What to produce
Repeat the data word for word. Do not include the pictures.
>>>>>
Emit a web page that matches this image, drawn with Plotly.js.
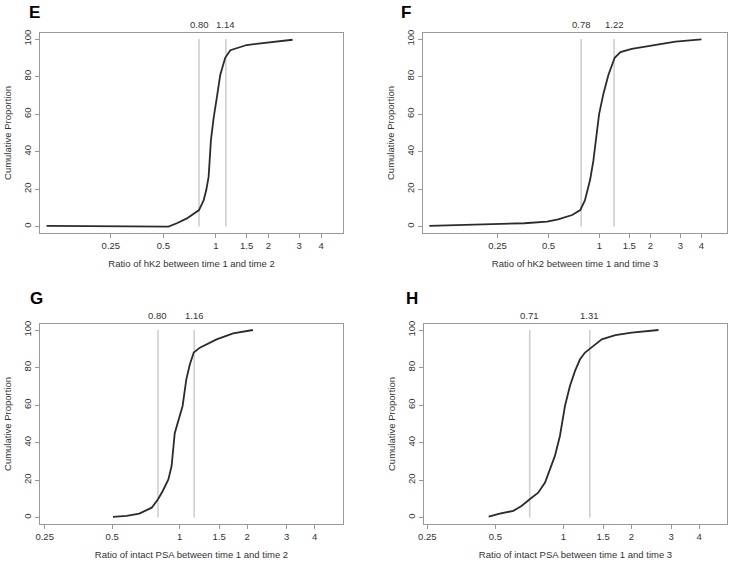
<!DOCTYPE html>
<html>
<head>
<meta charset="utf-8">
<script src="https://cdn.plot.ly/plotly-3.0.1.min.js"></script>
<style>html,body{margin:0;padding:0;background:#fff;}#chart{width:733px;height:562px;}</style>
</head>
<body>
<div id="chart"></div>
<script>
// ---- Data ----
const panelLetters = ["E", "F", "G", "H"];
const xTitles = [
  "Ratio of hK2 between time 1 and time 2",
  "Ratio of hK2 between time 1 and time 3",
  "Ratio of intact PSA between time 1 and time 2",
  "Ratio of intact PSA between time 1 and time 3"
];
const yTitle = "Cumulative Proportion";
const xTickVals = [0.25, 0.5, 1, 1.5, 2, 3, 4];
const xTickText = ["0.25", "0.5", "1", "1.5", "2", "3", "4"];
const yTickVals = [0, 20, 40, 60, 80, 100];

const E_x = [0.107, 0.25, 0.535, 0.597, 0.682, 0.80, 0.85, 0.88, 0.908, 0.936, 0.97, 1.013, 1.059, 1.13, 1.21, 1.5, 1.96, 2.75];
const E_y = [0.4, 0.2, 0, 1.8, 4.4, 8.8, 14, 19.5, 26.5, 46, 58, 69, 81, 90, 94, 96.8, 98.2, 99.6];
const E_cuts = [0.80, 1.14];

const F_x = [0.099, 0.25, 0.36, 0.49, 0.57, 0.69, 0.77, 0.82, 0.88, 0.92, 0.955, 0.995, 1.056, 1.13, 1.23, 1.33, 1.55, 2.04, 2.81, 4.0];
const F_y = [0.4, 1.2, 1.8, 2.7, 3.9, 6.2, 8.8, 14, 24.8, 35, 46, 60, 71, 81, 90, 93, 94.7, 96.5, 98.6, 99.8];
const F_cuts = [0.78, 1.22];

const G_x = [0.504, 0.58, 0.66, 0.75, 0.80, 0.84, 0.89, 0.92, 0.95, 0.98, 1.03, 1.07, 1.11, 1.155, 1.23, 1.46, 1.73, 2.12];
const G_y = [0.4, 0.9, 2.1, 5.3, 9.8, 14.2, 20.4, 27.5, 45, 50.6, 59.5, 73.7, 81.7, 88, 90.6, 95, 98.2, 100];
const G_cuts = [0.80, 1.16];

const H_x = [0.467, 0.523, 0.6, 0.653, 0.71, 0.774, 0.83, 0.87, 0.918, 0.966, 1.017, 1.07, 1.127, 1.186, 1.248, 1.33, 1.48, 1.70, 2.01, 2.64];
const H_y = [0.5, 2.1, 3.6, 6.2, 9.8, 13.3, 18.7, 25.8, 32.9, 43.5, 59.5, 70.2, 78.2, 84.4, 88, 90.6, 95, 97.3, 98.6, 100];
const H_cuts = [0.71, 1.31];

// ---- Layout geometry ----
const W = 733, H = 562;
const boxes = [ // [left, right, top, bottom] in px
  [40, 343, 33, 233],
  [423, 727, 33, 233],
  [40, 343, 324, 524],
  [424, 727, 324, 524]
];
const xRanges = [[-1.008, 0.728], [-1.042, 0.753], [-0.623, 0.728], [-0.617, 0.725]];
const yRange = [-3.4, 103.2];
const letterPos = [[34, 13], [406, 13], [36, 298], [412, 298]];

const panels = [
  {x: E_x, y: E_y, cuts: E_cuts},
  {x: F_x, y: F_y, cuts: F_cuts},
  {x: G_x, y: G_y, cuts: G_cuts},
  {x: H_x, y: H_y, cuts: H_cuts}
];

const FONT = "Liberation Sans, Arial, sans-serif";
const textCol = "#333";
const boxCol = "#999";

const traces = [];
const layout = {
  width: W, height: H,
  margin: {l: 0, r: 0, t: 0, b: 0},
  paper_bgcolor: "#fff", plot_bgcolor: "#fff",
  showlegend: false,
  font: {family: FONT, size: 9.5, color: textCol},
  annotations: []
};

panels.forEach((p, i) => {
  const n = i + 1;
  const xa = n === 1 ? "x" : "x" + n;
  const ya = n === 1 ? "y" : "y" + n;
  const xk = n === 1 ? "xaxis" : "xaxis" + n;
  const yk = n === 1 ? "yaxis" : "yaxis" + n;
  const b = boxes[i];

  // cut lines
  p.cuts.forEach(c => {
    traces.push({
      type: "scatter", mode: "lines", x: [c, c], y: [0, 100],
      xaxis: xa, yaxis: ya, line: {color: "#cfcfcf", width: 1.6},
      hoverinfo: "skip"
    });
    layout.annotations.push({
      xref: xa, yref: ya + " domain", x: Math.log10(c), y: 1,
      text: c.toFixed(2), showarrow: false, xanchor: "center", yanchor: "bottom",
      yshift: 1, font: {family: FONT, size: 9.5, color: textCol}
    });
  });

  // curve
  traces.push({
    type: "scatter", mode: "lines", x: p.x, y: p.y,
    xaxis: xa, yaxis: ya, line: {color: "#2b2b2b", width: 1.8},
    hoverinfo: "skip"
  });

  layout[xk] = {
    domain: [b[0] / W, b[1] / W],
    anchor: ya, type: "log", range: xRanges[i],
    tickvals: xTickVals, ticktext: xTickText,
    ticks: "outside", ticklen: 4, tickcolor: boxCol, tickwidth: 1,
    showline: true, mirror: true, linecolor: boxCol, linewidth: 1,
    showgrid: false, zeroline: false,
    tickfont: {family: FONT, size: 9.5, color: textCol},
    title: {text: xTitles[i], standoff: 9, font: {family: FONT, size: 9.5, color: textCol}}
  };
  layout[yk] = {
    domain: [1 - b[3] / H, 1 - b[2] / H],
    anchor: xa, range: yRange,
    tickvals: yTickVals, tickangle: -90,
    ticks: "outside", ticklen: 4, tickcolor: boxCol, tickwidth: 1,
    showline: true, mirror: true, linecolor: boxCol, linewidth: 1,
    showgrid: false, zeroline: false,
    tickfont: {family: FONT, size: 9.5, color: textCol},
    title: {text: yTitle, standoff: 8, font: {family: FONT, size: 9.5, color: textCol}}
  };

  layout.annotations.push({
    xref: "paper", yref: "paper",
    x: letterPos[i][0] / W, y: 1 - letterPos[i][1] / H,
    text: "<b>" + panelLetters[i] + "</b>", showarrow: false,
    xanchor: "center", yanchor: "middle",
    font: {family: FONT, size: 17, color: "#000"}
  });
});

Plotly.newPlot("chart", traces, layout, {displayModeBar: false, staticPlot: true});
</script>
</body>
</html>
<<<<<
Exercise response
Emit a web page that matches this image, drawn with Plotly.js.
<!DOCTYPE html>
<html>
<head>
<meta charset="utf-8">
<script src="https://cdn.plot.ly/plotly-3.0.1.min.js"></script>
<style>html,body{margin:0;padding:0;background:#fff;}#chart{width:733px;height:562px;}</style>
</head>
<body>
<div id="chart"></div>
<script>
// ---- Data ----
const panelLetters = ["E", "F", "G", "H"];
const xTitles = [
  "Ratio of hK2 between time 1 and time 2",
  "Ratio of hK2 between time 1 and time 3",
  "Ratio of intact PSA between time 1 and time 2",
  "Ratio of intact PSA between time 1 and time 3"
];
const yTitle = "Cumulative Proportion";
const xTickVals = [0.25, 0.5, 1, 1.5, 2, 3, 4];
const xTickText = ["0.25", "0.5", "1", "1.5", "2", "3", "4"];
const yTickVals = [0, 20, 40, 60, 80, 100];

const E_x = [0.107, 0.25, 0.535, 0.597, 0.682, 0.80, 0.85, 0.88, 0.908, 0.936, 0.97, 1.013, 1.059, 1.13, 1.21, 1.5, 1.96, 2.75];
const E_y = [0.4, 0.2, 0, 1.8, 4.4, 8.8, 14, 19.5, 26.5, 46, 58, 69, 81, 90, 94, 96.8, 98.2, 99.6];
const E_cuts = [0.80, 1.14];

const F_x = [0.099, 0.25, 0.36, 0.49, 0.57, 0.69, 0.77, 0.82, 0.88, 0.92, 0.955, 0.995, 1.056, 1.13, 1.23, 1.33, 1.55, 2.04, 2.81, 4.0];
const F_y = [0.4, 1.2, 1.8, 2.7, 3.9, 6.2, 8.8, 14, 24.8, 35, 46, 60, 71, 81, 90, 93, 94.7, 96.5, 98.6, 99.8];
const F_cuts = [0.78, 1.22];

const G_x = [0.504, 0.58, 0.66, 0.75, 0.80, 0.84, 0.89, 0.92, 0.95, 0.98, 1.03, 1.07, 1.11, 1.155, 1.23, 1.46, 1.73, 2.12];
const G_y = [0.4, 0.9, 2.1, 5.3, 9.8, 14.2, 20.4, 27.5, 45, 50.6, 59.5, 73.7, 81.7, 88, 90.6, 95, 98.2, 100];
const G_cuts = [0.80, 1.16];

const H_x = [0.467, 0.523, 0.6, 0.653, 0.71, 0.774, 0.83, 0.87, 0.918, 0.966, 1.017, 1.07, 1.127, 1.186, 1.248, 1.33, 1.48, 1.70, 2.01, 2.64];
const H_y = [0.5, 2.1, 3.6, 6.2, 9.8, 13.3, 18.7, 25.8, 32.9, 43.5, 59.5, 70.2, 78.2, 84.4, 88, 90.6, 95, 97.3, 98.6, 100];
const H_cuts = [0.71, 1.31];

// ---- Layout geometry ----
const W = 733, H = 562;
const boxes = [ // [left, right, top, bottom] in px
  [40, 343, 33, 233],
  [423, 727, 33, 233],
  [40, 343, 324, 524],
  [424, 727, 324, 524]
];
const xRanges = [[-1.008, 0.728], [-1.042, 0.753], [-0.623, 0.728], [-0.617, 0.725]];
const yRange = [-3.4, 103.2];
const letterPos = [[34, 13], [406, 13], [36, 298], [412, 298]];

const panels = [
  {x: E_x, y: E_y, cuts: E_cuts},
  {x: F_x, y: F_y, cuts: F_cuts},
  {x: G_x, y: G_y, cuts: G_cuts},
  {x: H_x, y: H_y, cuts: H_cuts}
];

const FONT = "Liberation Sans, Arial, sans-serif";
const textCol = "#333";
const boxCol = "#999";

const traces = [];
const layout = {
  width: W, height: H,
  margin: {l: 0, r: 0, t: 0, b: 0},
  paper_bgcolor: "#fff", plot_bgcolor: "#fff",
  showlegend: false,
  font: {family: FONT, size: 9.5, color: textCol},
  annotations: []
};

panels.forEach((p, i) => {
  const n = i + 1;
  const xa = n === 1 ? "x" : "x" + n;
  const ya = n === 1 ? "y" : "y" + n;
  const xk = n === 1 ? "xaxis" : "xaxis" + n;
  const yk = n === 1 ? "yaxis" : "yaxis" + n;
  const b = boxes[i];

  // cut lines
  p.cuts.forEach(c => {
    traces.push({
      type: "scatter", mode: "lines", x: [c, c], y: [0, 100],
      xaxis: xa, yaxis: ya, line: {color: "#cfcfcf", width: 1.6},
      hoverinfo: "skip"
    });
    layout.annotations.push({
      xref: xa, yref: ya + " domain", x: Math.log10(c), y: 1,
      text: c.toFixed(2), showarrow: false, xanchor: "center", yanchor: "bottom",
      yshift: 1, font: {family: FONT, size: 9.5, color: textCol}
    });
  });

  // curve
  traces.push({
    type: "scatter", mode: "lines", x: p.x, y: p.y,
    xaxis: xa, yaxis: ya, line: {color: "#2b2b2b", width: 1.8},
    hoverinfo: "skip"
  });

  layout[xk] = {
    domain: [b[0] / W, b[1] / W],
    anchor: ya, type: "log", range: xRanges[i],
    tickvals: xTickVals, ticktext: xTickText,
    ticks: "outside", ticklen: 4, tickcolor: boxCol, tickwidth: 1,
    showline: true, mirror: true, linecolor: boxCol, linewidth: 1,
    showgrid: false, zeroline: false,
    tickfont: {family: FONT, size: 9.5, color: textCol},
    title: {text: xTitles[i], standoff: 9, font: {family: FONT, size: 9.5, color: textCol}}
  };
  layout[yk] = {
    domain: [1 - b[3] / H, 1 - b[2] / H],
    anchor: xa, range: yRange,
    tickvals: yTickVals, tickangle: -90,
    ticks: "outside", ticklen: 4, tickcolor: boxCol, tickwidth: 1,
    showline: true, mirror: true, linecolor: boxCol, linewidth: 1,
    showgrid: false, zeroline: false,
    tickfont: {family: FONT, size: 9.5, color: textCol},
    title: {text: yTitle, standoff: 8, font: {family: FONT, size: 9.5, color: textCol}}
  };

  layout.annotations.push({
    xref: "paper", yref: "paper",
    x: letterPos[i][0] / W, y: 1 - letterPos[i][1] / H,
    text: "<b>" + panelLetters[i] + "</b>", showarrow: false,
    xanchor: "center", yanchor: "middle",
    font: {family: FONT, size: 17, color: "#000"}
  });
});

Plotly.newPlot("chart", traces, layout, {displayModeBar: false, staticPlot: true});
</script>
</body>
</html>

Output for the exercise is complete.